Expone en primer lugar dos breves parábolas gemelas: la parábola de la oveja perdida y la parábola de la dracma perdida. La primera tiene paralelo en Mateo, pero su interés es otro. En Mateo Jesús exhorta a los pastores a no perder a ninguno: «No es voluntad de vuestro Padre celestial que se pierda uno solo de estos pequeños» (Mt 18,14). Lucas, en cambio, acentúa la alegría por el encuentro del que se ha perdido y el afecto del pastor hacia él: «Cuando la encuentra, la pone contento sobre sus hombros». Esta imagen ha impactado la iconografía. La misma alegría se transmite en la parábola de la dracma perdida: «Alegrense conmigo, porque he hallado la dracma que había perdido». Ambas parábolas concluyen asegurando que en el cielo se da la misma alegría por un solo pecador que se convierte.
A estas dos parábolas sigue la gran historia del hijo pródigo. Desde el principio el relato nos anuncia que los hijos son dos: «Un hombre tenía dos hijos». Ellos encarnan a las dos categorías de oyentes a quienes la parábola da una lección: el hijo menor encarna a los pecadores y el mayor a los fariseos. Ambos hijos están en el pecado de desconocer a su padre, ¡y tal padre!

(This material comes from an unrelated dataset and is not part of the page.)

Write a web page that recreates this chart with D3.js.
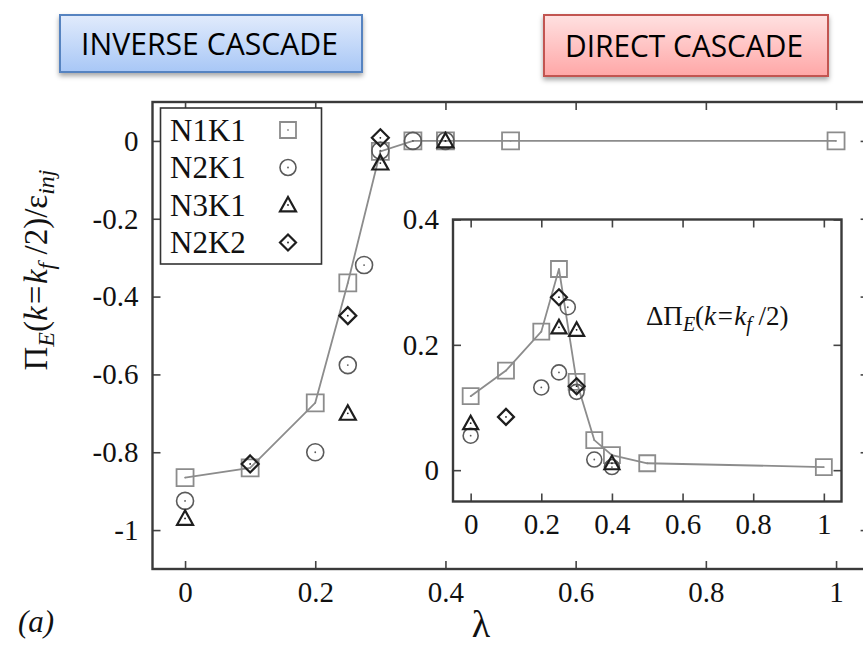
<!DOCTYPE html>
<html>
<head>
<meta charset="utf-8">
<script src="https://cdn.jsdelivr.net/npm/d3@7"></script>
<style>
	html, body { margin: 0; padding: 0; background: #fff; }
	svg { display: block; }
</style>
</head>
<body>
<div id="chartDIV"></div>
<script>
// 데이터
const lambdaN1K1 = [0, 0.1, 0.2, 0.25, 0.3, 0.35, 0.4, 0.5, 1];
const lambdaN2K1 = [0, 0.2, 0.25, 0.275, 0.3, 0.35, 0.4];
const lambdaN3K1 = [0, 0.25, 0.3, 0.4];
const lambdaN2K2 = [0.1, 0.25, 0.3];

// 본 그림: Pi_E(k=kf/2)/eps_inj
const fluxN1K1 = [-0.865, -0.84, -0.673, -0.365, -0.027, 0, 0, 0, 0];
const fluxN2K1 = [-0.925, -0.8, -0.576, -0.319, -0.025, 0, 0];
const fluxN3K1 = [-0.97, -0.7, -0.057, 0];
const fluxN2K2 = [-0.83, -0.449, 0.008];

// 삽입 그림: Delta Pi_E
const deltaN1K1 = [0.118, 0.159, 0.221, 0.321, 0.141, 0.048, 0.024, 0.011, 0.005];
const deltaN2K1 = [0.055, 0.132, 0.156, 0.26, 0.125, 0.017, 0.005];
const deltaN3K1 = [0.075, 0.228, 0.224, 0.011];
const deltaN2K2 = [0.085, 0.276, 0.134];

const seriesNames = ["N1K1", "N2K1", "N3K1", "N2K2"];
const mainTicksX = [0, 0.2, 0.4, 0.6, 0.8, 1];
const mainTicksY = [0, -0.2, -0.4, -0.6, -0.8, -1];
const insetTicksY = [0, 0.2, 0.4];

const svgWidth = 863;
const svgHeight = 646;
const SERIF = "Liberation Serif, DejaVu Serif, Noto Serif, serif";

const svg = d3.select("#chartDIV")
	.append("svg")
	.attr("width", svgWidth)
	.attr("height", svgHeight)
	.attr("font-family", SERIF);

const fmt = (d) => String(+d.toFixed(1));

// 마커 모양
const markerStyle = {
	N1K1: { stroke: "#8c8c8c", width: 1.8 },
	N2K1: { stroke: "#5a5a5a", width: 1.6 },
	N3K1: { stroke: "#1e1e1e", width: 2.2 },
	N2K2: { stroke: "#1e1e1e", width: 2.2 }
};

function markerPath(name, s) {
	const h = s / 2;
	if (name === "N1K1") return `M${-h},${-h}H${h}V${h}H${-h}Z`;
	if (name === "N2K1") return `M${h},0A${h},${h} 0 1,1 ${-h},0A${h},${h} 0 1,1 ${h},0Z`;
	if (name === "N3K1") return `M0,${-h}L${h},${h * 0.8}H${-h}Z`;
	return `M0,${-h}L${h},0L0,${h}L${-h},0Z`;
}

function drawMarkers(g, name, xs, ys, xScale, yScale, size) {
	const data = xs.map((x, i) => ({ x: x, y: ys[i] }));
	const st = markerStyle[name];
	const grp = g.append("g").attr("class", "series-" + name);
	grp.selectAll("path")
		.data(data)
		.enter()
		.append("path")
		.attr("transform", (d) => `translate(${xScale(d.x)},${yScale(d.y)})`)
		.attr("d", markerPath(name, size))
		.attr("fill", "none")
		.attr("stroke", st.stroke)
		.attr("stroke-width", st.width);
	// 가운데 점
	grp.selectAll("circle")
		.data(data)
		.enter()
		.append("circle")
		.attr("cx", (d) => xScale(d.x))
		.attr("cy", (d) => yScale(d.y))
		.attr("r", 0.9)
		.attr("fill", st.stroke);
}

function drawFrame(g, xScale, yScale, tick, ticksX, ticksY, fontSize) {
	const [x0, x1] = xScale.range();
	const [y0, y1] = yScale.range();
	const axes = [
		{ ax: d3.axisBottom(xScale).tickValues(ticksX), t: `translate(0,${y0})`, lab: true, pad: 12 },
		{ ax: d3.axisTop(xScale).tickValues(ticksX), t: `translate(0,${y1})`, lab: false, pad: 3 },
		{ ax: d3.axisLeft(yScale).tickValues(ticksY), t: `translate(${x0},0)`, lab: true, pad: 14 },
		{ ax: d3.axisRight(yScale).tickValues(ticksY), t: `translate(${x1},0)`, lab: false, pad: 3 }
	];
	axes.forEach((a) => {
		a.ax.tickSizeInner(-tick).tickSizeOuter(0).tickPadding(a.pad)
			.tickFormat(a.lab ? fmt : "");
		const ag = g.append("g").attr("transform", a.t).call(a.ax);
		ag.attr("font-family", SERIF).attr("font-size", fontSize);
		ag.select(".domain").remove();
		ag.selectAll("line").attr("stroke", "#444").attr("stroke-width", 1.6);
		ag.selectAll("text").attr("fill", "#111");
	});
	g.append("rect")
		.attr("x", x0).attr("y", y1)
		.attr("width", x1 - x0).attr("height", y0 - y1)
		.attr("fill", "none")
		.attr("stroke", "#3a3a3a")
		.attr("stroke-width", 2.4);
}

// 본 그림 스케일
const xMain = d3.scaleLinear().domain([-0.05, 1.05]).range([152.5, 868.6]);
const yMain = d3.scaleLinear().domain([-1.1, 0.1]).range([569, 102]);

const mainG = svg.append("g");
drawFrame(mainG, xMain, yMain, 8, mainTicksX, mainTicksY, 29);

// N1K1 연결선
const line = d3.line().x((d) => d[0]).y((d) => d[1]);
mainG.append("path")
	.attr("d", line(lambdaN1K1.map((x, i) => [xMain(x), yMain(fluxN1K1[i])])))
	.attr("fill", "none")
	.attr("stroke", "#8c8c8c")
	.attr("stroke-width", 1.8);

drawMarkers(mainG, "N1K1", lambdaN1K1, fluxN1K1, xMain, yMain, 17);
drawMarkers(mainG, "N2K1", lambdaN2K1, fluxN2K1, xMain, yMain, 17);
drawMarkers(mainG, "N3K1", lambdaN3K1, fluxN3K1, xMain, yMain, 16);
drawMarkers(mainG, "N2K2", lambdaN2K2, fluxN2K2, xMain, yMain, 17);

// 범례
const legend = svg.append("g");
legend.append("rect")
	.attr("x", 160.5).attr("y", 108)
	.attr("width", 161).attr("height", 156)
	.attr("fill", "#fff")
	.attr("stroke", "#333")
	.attr("stroke-width", 1.6);
seriesNames.forEach((name, i) => {
	const cy = 130 + i * 37.5;
	legend.append("text")
		.attr("x", 170)
		.attr("y", cy + 10.5)
		.attr("font-size", 31)
		.attr("fill", "#111")
		.text(name);
	const sc = d3.scaleLinear().domain([0, 1]).range([288, 289]);
	drawMarkers(legend, name, [0], [cy], sc, (v) => v, 16);
});

// 삽입 그림
const xInset = d3.scaleLinear().domain([-0.05, 1.05]).range([453, 841.5]);
const yInset = d3.scaleLinear().domain([-0.05, 0.4]).range([501.5, 219.5]);

const insetG = svg.append("g");
insetG.append("rect")
	.attr("x", 453).attr("y", 219.5)
	.attr("width", 388.5).attr("height", 282)
	.attr("fill", "#fff");
drawFrame(insetG, xInset, yInset, 8, mainTicksX, insetTicksY, 29);

insetG.append("path")
	.attr("d", line(lambdaN1K1.map((x, i) => [xInset(x), yInset(deltaN1K1[i])])))
	.attr("fill", "none")
	.attr("stroke", "#8c8c8c")
	.attr("stroke-width", 1.8);

drawMarkers(insetG, "N1K1", lambdaN1K1, deltaN1K1, xInset, yInset, 16);
drawMarkers(insetG, "N2K1", lambdaN2K1, deltaN2K1, xInset, yInset, 15);
drawMarkers(insetG, "N3K1", lambdaN3K1, deltaN3K1, xInset, yInset, 15);
drawMarkers(insetG, "N2K2", lambdaN2K2, deltaN2K2, xInset, yInset, 16);

// 삽입 그림 라벨
const insetLabel = insetG.append("text")
	.attr("x", 646)
	.attr("y", 325)
	.attr("font-size", 27)
	.attr("fill", "#111");
insetLabel.append("tspan").text("ΔΠ");
insetLabel.append("tspan").attr("font-style", "italic").attr("font-size", 20).attr("dy", 6).text("E");
insetLabel.append("tspan").attr("dy", -6).text("(");
insetLabel.append("tspan").attr("font-style", "italic").text("k=k");
insetLabel.append("tspan").attr("font-style", "italic").attr("font-size", 20).attr("dy", 6).text("f");
insetLabel.append("tspan").attr("dy", -6).text(" /2)");

// 축 제목
const yLabel = svg.append("text")
	.attr("transform", "translate(47,270) rotate(-90)")
	.attr("text-anchor", "middle")
	.attr("font-size", 33)
	.attr("fill", "#111");
yLabel.append("tspan").text("Π");
yLabel.append("tspan").attr("font-style", "italic").attr("font-size", 24).attr("dy", 7).text("E");
yLabel.append("tspan").attr("dy", -7).text("(");
yLabel.append("tspan").attr("font-style", "italic").text("k=k");
yLabel.append("tspan").attr("font-style", "italic").attr("font-size", 24).attr("dy", 7).text("f");
yLabel.append("tspan").attr("dy", -7).text(" /2)/ε");
yLabel.append("tspan").attr("font-style", "italic").attr("font-size", 24).attr("dy", 7).text("inj");

svg.append("text")
	.attr("x", 481)
	.attr("y", 637)
	.attr("text-anchor", "middle")
	.attr("font-size", 38)
	.attr("fill", "#111")
	.text("λ");

svg.append("text")
	.attr("x", 18)
	.attr("y", 632)
	.attr("font-size", 31)
	.attr("font-style", "italic")
	.attr("fill", "#111")
	.text("(a)");

// 위쪽 박스
const defs = svg.append("defs");
function gradient(id, top, bottom) {
	const gr = defs.append("linearGradient").attr("id", id)
		.attr("x1", 0).attr("y1", 0).attr("x2", 0).attr("y2", 1);
	gr.append("stop").attr("offset", "0%").attr("stop-color", top);
	gr.append("stop").attr("offset", "100%").attr("stop-color", bottom);
}
gradient("blueGrad", "#e1ebfc", "#a8c7f6");
gradient("redGrad", "#ffe1e1", "#ffa7a7");
const shadow = defs.append("filter").attr("id", "shadow")
	.attr("x", "-10%").attr("y", "-20%").attr("width", "120%").attr("height", "160%");
shadow.append("feDropShadow")
	.attr("dx", 0).attr("dy", 3).attr("stdDeviation", 2.5)
	.attr("flood-color", "#000").attr("flood-opacity", 0.35);

const boxes = [
	{ x: 60, y: 15, w: 302, h: 57, fill: "url(#blueGrad)", stroke: "#5683c0", text: "INVERSE CASCADE", tx: 81, tw: 257 },
	{ x: 544, y: 15, w: 284, h: 61, fill: "url(#redGrad)", stroke: "#c25451", text: "DIRECT CASCADE", tx: 565, tw: 238 }
];
boxes.forEach((b) => {
	svg.append("rect")
		.attr("x", b.x).attr("y", b.y)
		.attr("width", b.w).attr("height", b.h)
		.attr("fill", b.fill)
		.attr("stroke", b.stroke)
		.attr("stroke-width", 2)
		.attr("filter", "url(#shadow)");
	svg.append("text")
		.attr("x", b.tx)
		.attr("y", b.y + b.h / 2 + 11)
		.attr("font-family", "Liberation Sans Narrow, Open Sans, sans-serif")
		.attr("font-size", 31)
		.attr("textLength", b.tw)
		.attr("lengthAdjust", "spacingAndGlyphs")
		.attr("fill", "#000")
		.text(b.text);
});
</script>
</body>
</html>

El hijo menor, que abandonó a su padre y en un país lejano despilfarró todos sus bienes, decide regresar a la casa de su padre, porque allí se está mucho mejor. Pero teme que su padre lo reciba con reproches y lo rechace. Por eso, prepara un discurso en el cual, no pide perdón, sino que pide ser tratado como un jornalero más. No cree en el perdón del padre. Pero queda abrumado por la bondad del padre que lo restituye a su dignidad de hijo y organiza para él una gran fiesta. Después de esas muestras de bondad, ese hijo no puede sino concebir dolor por su conducta hacia el padre. Lo que Jesús quiere enseñar es que, cuando los pecadores vuelven a Dios, aunque su dolor por el pecado sea imperfecto, Dios los acoge con alegría y luego perfecciona su arrepentimiento.

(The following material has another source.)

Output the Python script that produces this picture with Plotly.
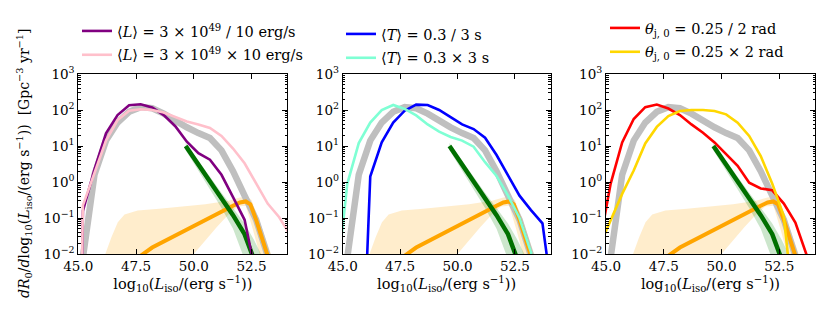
import numpy as np
import plotly.graph_objects as go

# ---------------- data (log10 of rate, Gpc^-3 yr^-1) ----------------
lum_grid = [44.7, 45.2, 45.7, 46.2, 46.7, 47.2, 47.7, 48.2, 48.7, 49.2,
            49.7, 50.2, 50.7, 51.2, 51.7, 52.2, 52.7, 53.2, 53.7, 54.2]

grey_log = [-20, -2.1, 0.2, 1.15, 1.65, 1.95, 2.08, 2.05, 1.9, 1.7,
            1.52, 1.36, 1.22, 0.88, 0.3, -0.38, -1.05, -2.05, -20, -20]

purple_log = [-20, -0.8, 0.35, 1.35, 1.86, 2.13, 2.16, 2.07, 1.86, 1.55,
              1.12, 0.8, 0.62, 0.2, -0.42, -1.05, -2.6, -20, -20, -20]
pink_log = [-20, -0.65, 0.25, 1.15, 1.72, 1.98, 2.02, 2.0, 1.93, 1.8,
            1.68, 1.6, 1.5, 1.28, 0.93, 0.52, -0.03, -0.6, -0.98, -1.5]

blue_log = [-20, -20, -8, 0.15, 1.1, 1.65, 1.98, 2.15, 2.14, 2.0,
            1.8, 1.6, 1.47, 1.23, 0.75, 0.18, -0.38, -0.78, -1.15, -3.5]
aqua_log = [-3.0, -0.05, 1.08, 1.65, 2.0, 2.14, 2.03, 1.85, 1.6, 1.4,
            1.25, 1.15, 0.98, 0.55, 0.17, -0.38, -1.0, -1.95, -4, -20]

red_log = [-1.8, -0.05, 1.1, 1.75, 2.08, 2.15, 2.04, 1.86, 1.6, 1.37,
           1.1, 0.78, 0.45, -0.02, -0.18, -0.23, -0.6, -1.13, -2.05, -20]
gold_log = [-1.8, -1.05, -0.33, 0.32, 1.07, 1.53, 1.83, 1.97, 2.0, 2.0,
            1.97, 1.88, 1.65, 1.28, 0.72, -0.05, -0.95, -4, -20, -20]

green_x = [49.65, 50.2, 50.7, 51.2, 51.7, 52.2, 52.6, 52.75]
green_log = [1.0, 0.48, 0.02, -0.45, -0.92, -1.45, -2.05, -2.4]
green_band_x = [49.65, 50.2, 50.7, 51.2, 51.7, 52.2, 52.6, 52.95]
green_band_hi = [1.08, 0.58, 0.12, -0.3, -0.72, -1.15, -1.6, -2.05]
green_band_lo = [0.88, 0.3, -0.2, -0.72, -1.3, -2.15, -3.0, -3.5]

orange_x = [47.2, 47.7, 48.2, 48.7, 49.2, 49.7, 50.2, 50.7, 51.2, 51.7,
            52.0, 52.25, 52.45, 52.7, 53.0, 53.3]
orange_log = [-2.4, -2.05, -1.82, -1.65, -1.49, -1.32, -1.15, -0.99, -0.82, -0.66,
              -0.57, -0.54, -0.62, -1.05, -1.65, -2.25]
orange_hi_x = [46.0, 46.17, 46.43, 46.71, 47.0, 47.57, 48.5, 49.5, 50.5, 51.5,
               52.0, 52.3, 52.5, 52.75, 53.05, 53.4]
orange_hi = [-3.0, -2.0, -1.54, -1.12, -0.9, -0.79, -0.74, -0.68, -0.62, -0.52,
             -0.43, -0.4, -0.5, -0.92, -1.45, -2.1]
orange_lo_x = [49.8, 50.0, 50.5, 51.0, 51.5, 51.9, 52.25, 52.55, 52.85, 53.0]
orange_lo = [-2.4, -2.0, -1.62, -1.25, -0.9, -0.68, -0.66, -1.3, -2.0, -2.5]

legend_texts = [
    ["⟨<i>L</i>⟩ = 3 × 10<sup>49</sup> / 10 erg/s", "⟨<i>L</i>⟩ = 3 × 10<sup>49</sup> × 10 erg/s"],
    ["⟨<i>T</i>⟩ = 0.3 / 3 s", "⟨<i>T</i>⟩ = 0.3 × 3 s"],
    ["<i>θ</i><sub>j, 0</sub> = 0.25 / 2 rad", "<i>θ</i><sub>j, 0</sub> = 0.25 × 2 rad"],
]
panel_series = [(purple_log, pink_log), (blue_log, aqua_log), (red_log, gold_log)]
panel_colors = [("#800080", "#ffc0cb"), ("#0000ff", "#7fffd4"), ("#ff0000", "#ffd700")]

ytick_vals = [1e-2, 1e-1, 1e0, 1e1, 1e2, 1e3]
ytick_text = ["10<sup>−2</sup>", "10<sup>−1</sup>", "10<sup>0</sup>",
              "10<sup>1</sup>", "10<sup>2</sup>", "10<sup>3</sup>"]
xtick_vals = [45.0, 47.5, 50.0, 52.5]
xtick_text = ["45.0", "47.5", "50.0", "52.5"]

FONT = "DejaVu Serif"
W, H = 830, 312

def p(v):
    return np.power(10.0, np.array(v, dtype=float))

fig = go.Figure()

x_domains = [(78.3, 287.3), (342.7, 550.5), (606.0, 815.0)]
legend_x = [77, 341, 605]
legend_y = [15, 18, 12]

for i in range(3):
    xa = "x" if i == 0 else f"x{i+1}"
    ya = "y" if i == 0 else f"y{i+1}"
    lg = "legend" if i == 0 else f"legend{i+1}"
    # orange band
    fig.add_trace(go.Scatter(
        x=orange_hi_x + orange_lo_x[::-1], y=p(orange_hi + orange_lo[::-1]),
        fill="toself", fillcolor="rgba(255,165,0,0.2)", line=dict(width=0),
        mode="lines", showlegend=False, hoverinfo="skip", xaxis=xa, yaxis=ya))
    # green band
    fig.add_trace(go.Scatter(
        x=green_band_x + green_band_x[::-1], y=p(green_band_hi + green_band_lo[::-1]),
        fill="toself", fillcolor="rgba(0,128,0,0.2)", line=dict(width=0),
        mode="lines", showlegend=False, hoverinfo="skip", xaxis=xa, yaxis=ya))
    # grey baseline
    fig.add_trace(go.Scatter(x=lum_grid, y=p(grey_log), mode="lines",
                             line=dict(color="#bfbfbf", width=6.5),
                             showlegend=False, xaxis=xa, yaxis=ya))
    # orange line
    fig.add_trace(go.Scatter(x=orange_x, y=p(orange_log), mode="lines",
                             line=dict(color="#ffa500", width=4),
                             showlegend=False, xaxis=xa, yaxis=ya))
    # green line
    fig.add_trace(go.Scatter(x=green_x, y=p(green_log), mode="lines",
                             line=dict(color="#007000", width=4.5),
                             showlegend=False, xaxis=xa, yaxis=ya))
    # varied curves
    for j in range(2):
        fig.add_trace(go.Scatter(x=lum_grid, y=p(panel_series[i][j]), mode="lines",
                                 line=dict(color=panel_colors[i][j], width=2.6),
                                 name=legend_texts[i][j], legend=lg,
                                 legendgroup=f"g{i}{j}",
                                 xaxis=xa, yaxis=ya))

    d0, d1 = x_domains[i]
    axis_common = dict(showline=True, linecolor="black", linewidth=1, mirror="allticks",
                       ticks="inside", ticklen=5, tickcolor="black", showgrid=False,
                       zeroline=False, automargin=False,
                       tickfont=dict(family=FONT, size=13.5, color="black"))
    xkey = "xaxis" if i == 0 else f"xaxis{i+1}"
    ykey = "yaxis" if i == 0 else f"yaxis{i+1}"
    fig.update_layout({
        xkey: dict(domain=[d0 / W, d1 / W], range=[45.0, 54.05], anchor=ya,
                   tickmode="array", tickvals=xtick_vals, ticktext=xtick_text,
                   title=dict(text="log<sub>10</sub>(<i>L</i><sub>iso</sub>/(erg s<sup>−1</sup>))",
                              font=dict(family=FONT, size=14.5, color="black"), standoff=5),
                   **axis_common),
        ykey: dict(domain=[0, 1], type="log", range=[-2, 3], anchor=xa,
                   tickmode="array", tickvals=ytick_vals, ticktext=ytick_text,
                   minor=dict(ticks="inside", ticklen=2.5, tickcolor="black",
                              tickvals=[m * 10 ** e for e in range(-2, 3) for m in range(2, 10)]),
                   **axis_common),
        lg: dict(x=legend_x[i] / W, xanchor="left", y=(254 - legend_y[i]) / 180.0, yanchor="top",
                 bgcolor="rgba(0,0,0,0)", font=dict(family=FONT, size=14.5, color="black"),
                 itemwidth=30, traceorder="grouped", tracegroupgap=2),
    })

fig.add_annotation(
    text="<i>dR</i><sub>0</sub>/<i>d</i>log<sub>10</sub>(<i>L</i><sub>iso</sub>/(erg s<sup>−1</sup>))  [Gpc<sup>−3</sup> yr<sup>−1</sup>]",
    xref="paper", yref="paper", x=24 / W, y=(254 - 163) / 180.0, xanchor="center", yanchor="middle",
    textangle=-90, showarrow=False, font=dict(family=FONT, size=14, color="black"))

fig.update_layout(width=W, height=H, margin=dict(l=0, r=0, t=74, b=58, autoexpand=False),
                  paper_bgcolor="white", plot_bgcolor="white",
                  font=dict(family=FONT, size=13, color="black"))

fig.write_html("out.html", config={"displayModeBar": False},
               post_script="document.body.style.margin='0';document.body.style.overflow='hidden';")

El hijo mayor encarna a los que critican a Jesús por acoger a los pecadores. Ese hijo tampoco conoce al padre y cree que su trato con él es un trato tipo comercial: «Hace tantos años que te sirvo, y jamás he dejado de cumplir una orden tuya, pero nunca me has dado un cabrito para tener una fiesta con mis amigos». No comprende que todo ese servicio interesado no complace al padre y que, si quiere servir verdaderamente al padre, debe alegrarse cuando el padre se alegra, en particular cuando él se alegra porque ha vuelto su hijo perdido. Por este medio Jesús nos enseña que nuestra actitud con Dios no debe ser la de un siervo con su amo, sino la de un hijo con su padre. Si Dios se alegra por la conversión de un pecador, también nosotros debemos alegrarnos con él.
La parábola es una oportuna enseñanza para estos días de nuestra patria en que se cumplen cuarenta años desde el hecho que ha marcado la división más profunda entre los chilenos. Nos enseña que todos tenemos como padre a Dios y que, si queremos imitar a nuestro Padre, debemos ser también nosotros buenos con los ingratos y malvados.